Erstellt am: 4. 8. 2013 - 16:38 Uhr
Die Altersweisheit der Jugend
- King Krule
- Alle Songs zum Sonntag auf FM4
- Auch der geschätzte Wissenschafts- und Popjournalist Thomas Kramar macht sich in der Presse am Sonntag zum jeweils selben Song seine Gedanken.
Manch einer hat eine Stimme, aber alles andere als eine eigene. In komischen Shows im Fernsehen wird angehenden Sängerinnen und Sängern und auch Zuschauern allerlei schlechte Musik aus beispielsweise Musicals und das Missverständnis, dass es sich bei Celine Dion und Mariah Carey um Soul handle, als interessant verkauft. Der Umstand, dass supergefühliges Geknödel und Schmerzenspoesie aus dem Reim-Dictionary nicht unbedingt mit markerschütternder oder auch das Herz sonnig stimmender emotionaler Spannung gleichzusetzen sind, weiß mittlerweile ohnehin fast jeder. Mit Ausnahme vielleicht derer, die Jahr für Jahr für die Auswahl des österreichischen Kandidaten für den Eurovision Song Contest verantwortlich sind. Das ist wohl das Publikum? Man hat es nicht anders verdient.
Das macht aber alles auch nicht gar so viel – was schlecht ist, soll schlecht bleiben. Manchmal aber kommt ein junger Mensch um die Ecke, der schon früh so prall mit prickelnder Identität, mit Stimme und Stimme, eigener Ausdrucksform und Plan und Lebensmodell ausgestattet ist, man möchte vor Freude fast aus den Stiefeln steigen und vergessen, dass das hässliche Wort "Kultur-Pessimismus" überhaupt jemals existiert haben soll.
King Krule
Archie Marshall ist genauso ein Typ, nicht umsonst wird der Musiker und Sänger aus London seit gut zweieinhalb Jahren als das nächste große Ding quer durch alle Kanäle gereicht. Unter dem Namen King Krule, vormals Zoo Kid, entwirft Marshall Musik von erschütternder Kargheit und hübscher Schlichtheit. Große Poesie, verdichtet in wenigen, knappen Zeilen, getragen von kaum mehr als ein paar mürrischen Tönen aus der Gitarre und seiner Stimme. Eine Stimme, die man, hat man sie einmal gehört, immer wieder erkennen wird.

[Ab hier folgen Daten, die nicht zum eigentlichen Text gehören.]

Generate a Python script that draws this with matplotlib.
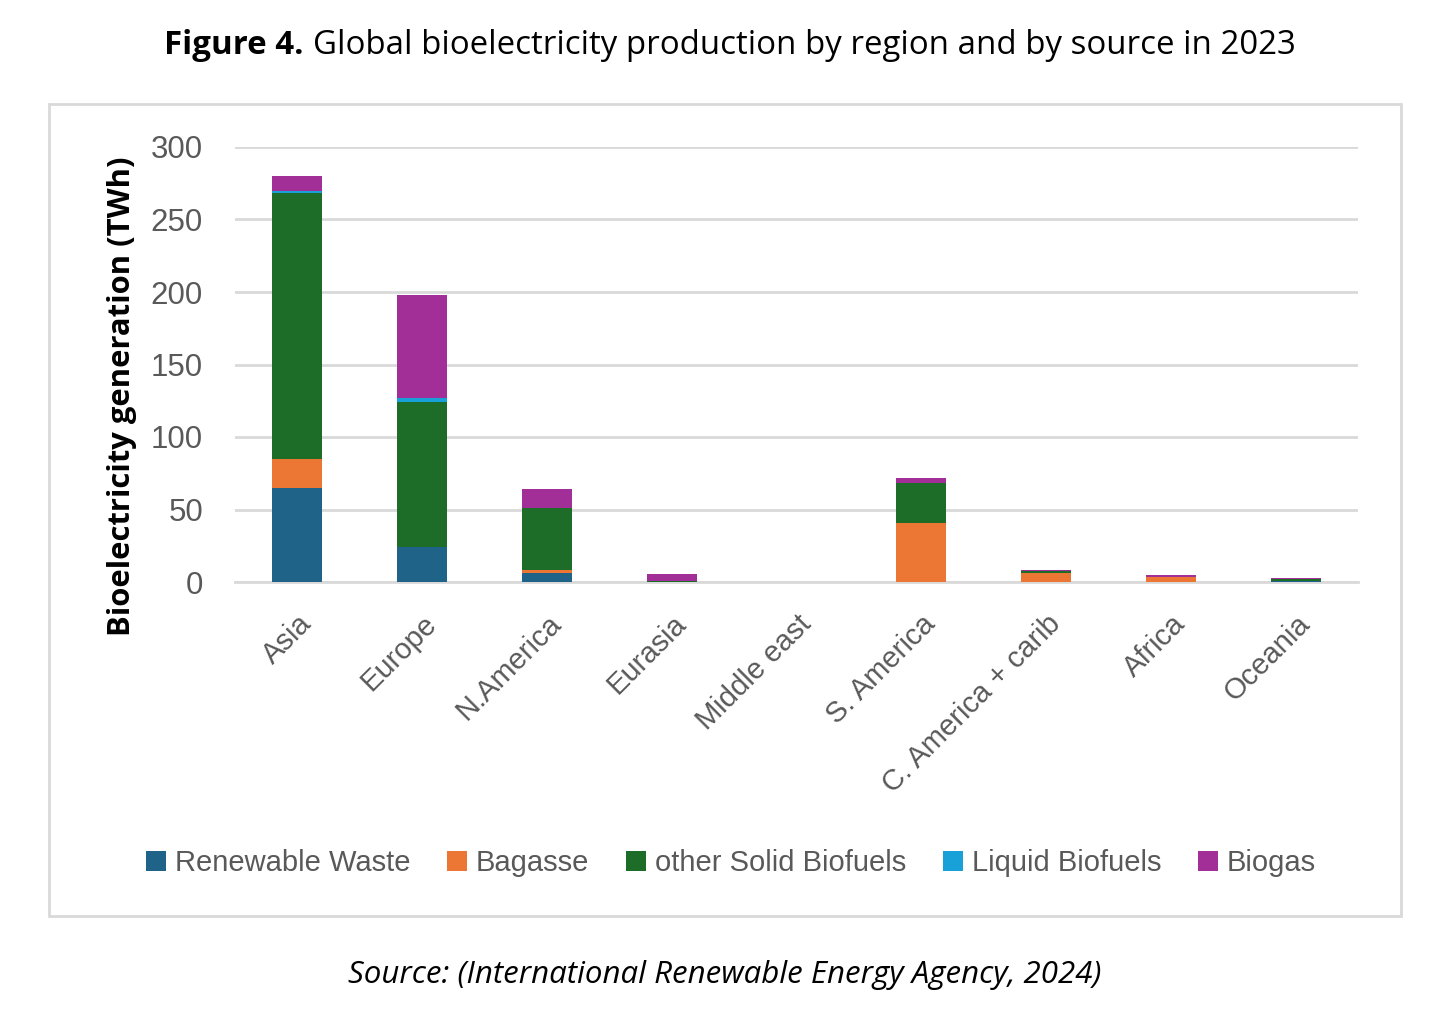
import matplotlib
matplotlib.use('Agg')
import matplotlib.pyplot as plt
from matplotlib.patches import Patch, Rectangle
import numpy as np

# data (TWh)
regions = ['Asia', 'Europe', 'N.America', 'Eurasia', 'Middle east', 'S. America',
           'C. America + carib', 'Africa', 'Oceania']
renewable_waste = [65, 24, 6.5, 0.3, 0.0, 0.0, 0.3, 0.2, 0.5]
bagasse = [20, 0.0, 1.5, 0.0, 0.0, 40.5, 6, 3, 0.2]
solid_biofuels = [183, 100, 43, 0.5, 0.0, 27.5, 1.5, 0.3, 1.5]
liquid_biofuels = [2, 3, 0.3, 0.0, 0.0, 0.2, 0.1, 0.0, 0.0]
biogas = [10, 71, 13, 5, 0.0, 3.5, 0.5, 1, 0.6]

series = ['Renewable Waste', 'Bagasse', 'other Solid Biofuels', 'Liquid Biofuels', 'Biogas']
colors = ['#1F6388', '#EC7633', '#1D6D28', '#18A0D8', '#A12F97']

W, H = 1446, 1018
fig = plt.figure(figsize=(W / 100, H / 100), dpi=100)
plt.rcParams['font.family'] = ['Liberation Sans', 'DejaVu Sans']
title_font = ['Open Sans', 'DejaVu Sans']

# chart frame
fig.patches.append(Rectangle((49 / W, 1 - 916 / H), 1352 / W, 812 / H,
                             transform=fig.transFigure, fill=False,
                             edgecolor='#D9D9D9', linewidth=2))

ax = fig.add_axes([235 / W, 1 - 582 / H, 1123 / W, 435 / H])
x = np.arange(len(regions))
bottom = np.zeros(len(regions))
data = [renewable_waste, bagasse, solid_biofuels, liquid_biofuels, biogas]
for vals, c, name in zip(data, colors, series):
    ax.bar(x, vals, width=0.4, bottom=bottom, color=c, label=name, zorder=3)
    bottom += np.array(vals)

ax.set_xlim(-0.5, len(regions) - 0.5)
ax.set_ylim(0, 300)
ax.set_yticks(range(0, 301, 50))
ax.yaxis.grid(True, color='#D9D9D9', linewidth=2, zorder=0)
for s in ['top', 'right', 'left']:
    ax.spines[s].set_visible(False)
ax.spines['bottom'].set_color('#D9D9D9')
ax.spines['bottom'].set_linewidth(2)
ax.tick_params(axis='both', length=0, labelsize=21, labelcolor='#595959')
ax.tick_params(axis='y', pad=23, labelsize=22.5)
ax.set_xticks(x)
ax.set_xticklabels(regions, rotation=45, ha='right', rotation_mode='anchor')
ax.tick_params(axis='x', pad=20)

fig.text(122 / W, 1 - 396 / H, 'Bioelectricity generation (TWh)', rotation=90,
         ha='center', va='center', fontsize=22.3, fontweight='bold',
         family=title_font)

handles = [Patch(facecolor=c, edgecolor='none') for c in colors]
fig.legend(handles, series, loc='center', bbox_to_anchor=(731 / W, 1 - 863 / H),
           ncol=5, frameon=False, fontsize=21, handlelength=0.7, handleheight=0.7,
           handletextpad=0.3, columnspacing=1.25, labelcolor='#595959')

fig.text(303 / W, 1 - 46 / H, 'Figure 4.', ha='right', va='center', fontsize=23.8,
         fontweight='bold', family=title_font)
fig.text(313 / W, 1 - 46 / H, 'Global bioelectricity production by region and by source in 2023',
         ha='left', va='center', fontsize=23.8, family=title_font)
fig.text(725 / W, 1 - 975 / H, 'Source: (International Renewable Energy Agency, 2024)',
         ha='center', va='center', fontsize=22.5, style='italic',
         family=title_font)

fig.savefig('out.png', dpi=100)
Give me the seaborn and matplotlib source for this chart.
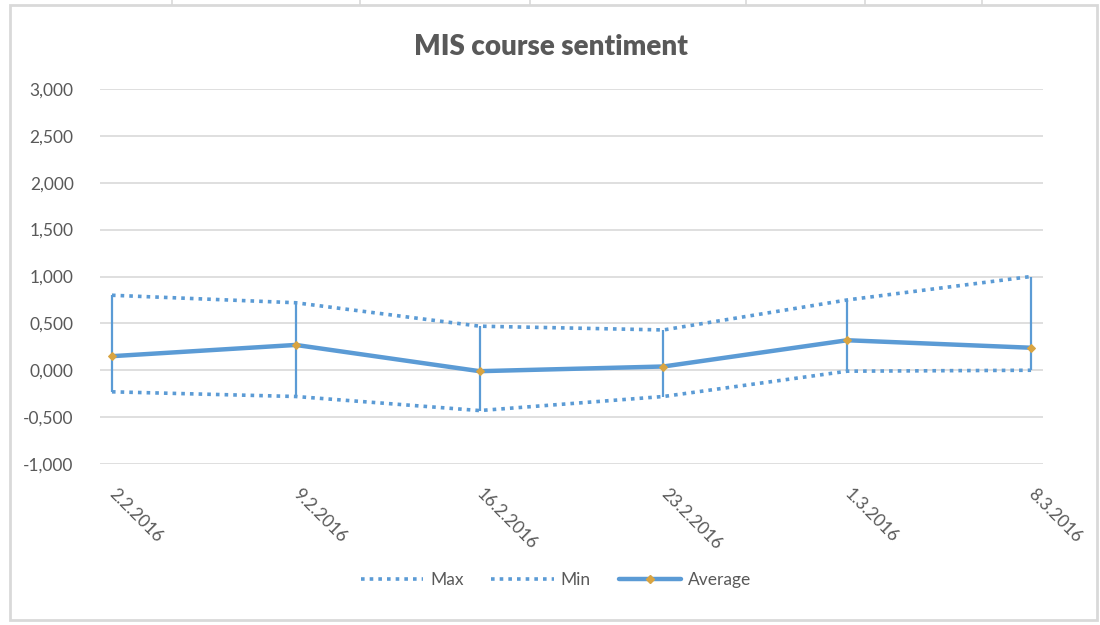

Die ersten Zeilen von "Out Getting Ribs", einem frühen Stück von Marshall, lauten " And hate runs through my blood", im Video zum Song blickt der dünne, mittlerweile gerade einmal 18 Jahre alte junge Mann fordernd in die Kamera. Das Video zeigt nur ihn, singend, vor weißer Wand. Mehr braucht es nicht – King Krule ist jetzt schon, er weiß es, große Kunst und Haltung. Ein übellauniges Aufbegehren, ein Dagegen-Sein. In seiner Musik hallen Punk und Postpunk nach, The Clash, runtergestrippt aufs Skelett, und das aufrührerische Songwritertum von Billy Bragg. Dabei hat dieses brüchige, aufgeraute Gebell von King Krule aber auch immer Soul.
Ende August wird nach einigen Singles und einer EP endlich das Debüt-Album von King Krule erscheinen, der Song "Easy Easy" ist der Single-Vorbote. Wieder einmal ein minimalistischer, zunächst unscheinbarer Song, der erst mit der Zeit seine kaputte Schönheit offenbart. Und wovon singt der Künstler hier so wunderbar ruppig? Davon, dass "easy, easy", immer mit der Ruhe und schön langsam, ihm wohl schon einmal gar niemand zu erzählen hat, was zu tun ist. "Man, just leave us alone", sagt er.
Zum einen versprüht der Song also eine punk-typische Anti-Haltung und Indifferenz - dem gegenüber steht die Paraphrase eines Zitats von Winston Churchill: "Cause if you’re going through hell/ We just keep going". Anstelle von No Future heißt es hier also "Kopf Hoch" und Weitergehen und an den Optimismus glauben. Schon allein anhand dieser kleinen Opposition lässt sich im Kopf ein interessanter Charakter herbeiimaginieren. Und das ist erst das Eröffnungsstück des Albums von King Krule.